During the emotional process of moving her parents into nursing homes some years back, Grimes and her brother became the executors of a scattershot archive of family photos, papers, and ephemera. The elisions and erasures of the past gathered poignantly in Grimes’s mind on the repeated drives along the Kentucky River between her farm and her father’s home. Rural Kentucky is endlessly evocative to Grimes, and the bucolic is a rhizome that threads throughout her work, most notably on the records Book of Leaves (2009) and The Clearing (2015) and the film score Marion County, 1938 (2011). The dedication to unaffected simplicity in these compositions is nearly documentary. One hears in the melodies of her solo piano recordings a familiar landscape—rivers crisscross enormous swaths of fertility, karst topography folds like an emerald heirloom quilt rumpled after a fit of lovemaking—and narratives of belonging, faintly audible, as if through a screen door or an open car window in Carroll County.
On one of her long drives, Grimes occupied herself by contemplating an étude for piano she’d composed years before. “Eights” is a study of the interplay between eighth notes: the halves of halves of halves of the whole. A lesson on the division of time that lays bare the questions: How far have we traveled? When do we arrive? The song demonstrates the point and counterpoint of Zeno’s arrow halving time infinitely to isolate one moment, reside in one now, and learn the way forward. The thrum of a road is recalled, one that forks and bends and somehow arrives home.
Grimes released “Eights” as a single in early 2017, then expanded the piano étude to include strings and guitars. Renamed “A New Land,” it became the final piece in the as-yet-unreleased folk opera and film titled The Way Forth: Grimes’s intuitive, associative interrogation of Kentucky’s Bluegrass region from its settlement to the present. Consisting of love songs, new interpretations of a traditional hymn and an old Kentucky fiddle tune, and Baroque-style variations interwoven with spoken-word and four-part sung narratives, Grimes’s kaleidoscopic musical reckoning with individual and collective histories was to premiere at the Big Ears Festival in Knoxville in the spring of 2017. The night before the performance, Rachel received news from Louisville of the sudden death of her younger brother, Edward, her lifelong collaborator, a remarkably gifted musician and songwriter, drummer for the band Rachel’s, and founding member of the cinematic post-rock ensemble Seluah. He was forty-three.

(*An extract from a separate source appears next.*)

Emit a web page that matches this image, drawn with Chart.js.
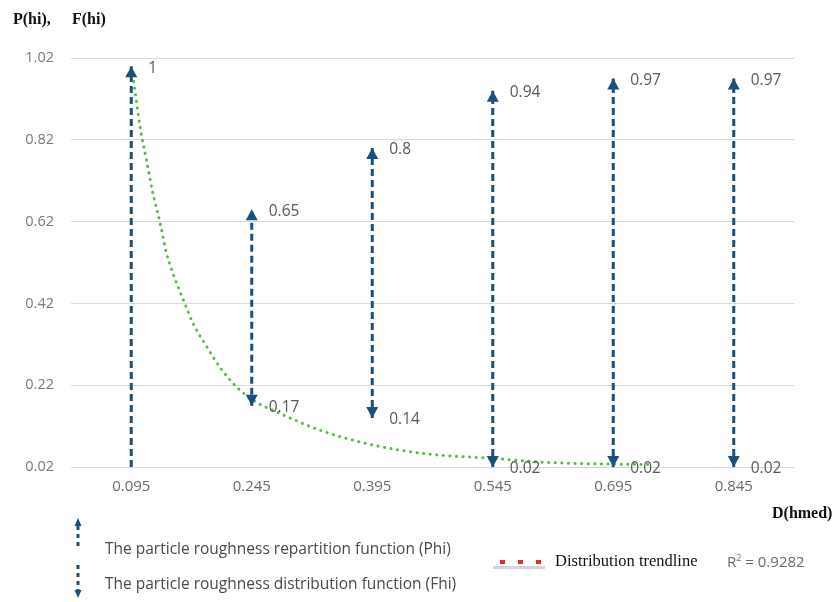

Edward and Rachel had sorted through their family history together, labored side by side to make sense of the past’s inconclusiveness and how it informed them both. In the wake of Edward’s passing, The Way Forth took on a pointed and uncanny significance, and Rachel has leveraged these conjoined inheritances—the burden and promise of the past—toward the aim of uncovering some new emotional truths. “Eights,” written as an exercise in the division of time, became the resolution of Grimes’s attempt to rectify the dearth of female perspectives in our origin myths, including women within her own family whose influence winnowed through the generations. Their stories avoided erasure and came to rest in the work of a student who listens closely, learns the lessons before her, and hears what has been left out.